Marmol Radziner's Past Forays into Guerrilla Architecture

An architectural Banksy lurks behind the well-tailored facade of Marmol Radziner.

While the architecture and design-build practice is best known for its modern and high-end contemporary designs—they recently received two preservation awards one from the California Preservation Design Awards for the rehab of Richard Neutra’s 1955 Kronish House and the Pioneer in Modern Restoration & New Design Award from the Palm Springs Modern Committee—the firm recently revealed that it has a radical soul.

In the late 1990s the firm created a series of what we would now call tactical urbanism interventions—acts of guerrilla architecture that drew attention to issues around Los Angeles. Ron Radziner spoke earlier this fall at the AIA San Francisco’s Architecture and the City Festival about the works he called Heavy Trash, thus linking the practice to previously anonymous installations. The title of the project came from the possible violation they’d be tagged with if caught: littering. As if the artifacts of their urban actions were like old furniture or construction debris left on the curb.

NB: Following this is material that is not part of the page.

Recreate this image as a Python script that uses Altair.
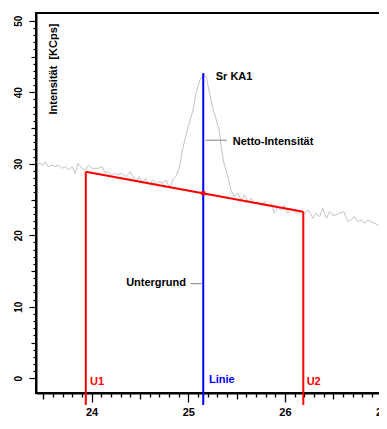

Performed over a series of years, the interventions took different forms. A bright orange stair and viewing platform to peep over hedges and gates was spotted around town, showing up in Los Feliz, Brentwood, and Park La Brea to draw attention to fortressed spaces in the city. One of the earliest projects was a metal staircase in West Los Angeles. It provided access to a public park that had been cordoned off with a tall metal fence in order to keep out the homeless.

What’s interesting about the installation is not only did it constitute a kind of protest to NIMBY attitudes in the neighborhood, but also the design reflected the material investigations going on in the office. The step detail—metal C-sections welded to a steel tube—is not so dissimilar to a staircase in a Beverly Hills residence.

Asked about what could be seen as a cognitive dissidence between high-end homes and street art, Radziner bridged the gap by stressing the firm’s hands-on approach across the spectrum. “The projects came out of our ability to make things so easily,” he recalled recently. The Heavy Trash actions brought together the firm’s designers and fabricators in the workshop, who volunteered their time to produce the pieces. When it came time to install, the teams would don reflective vests and put out orange cones to make things look “official.”

Perhaps the most prescient of their civic additions was a series of billboards erected in Santa Monica announcing a fictitious “Aqua Line” metro link from downtown Los Angeles to the beach. Radziner joked that the action made a difference on reality, “If you look at the Expo Line graphics, they are aqua.”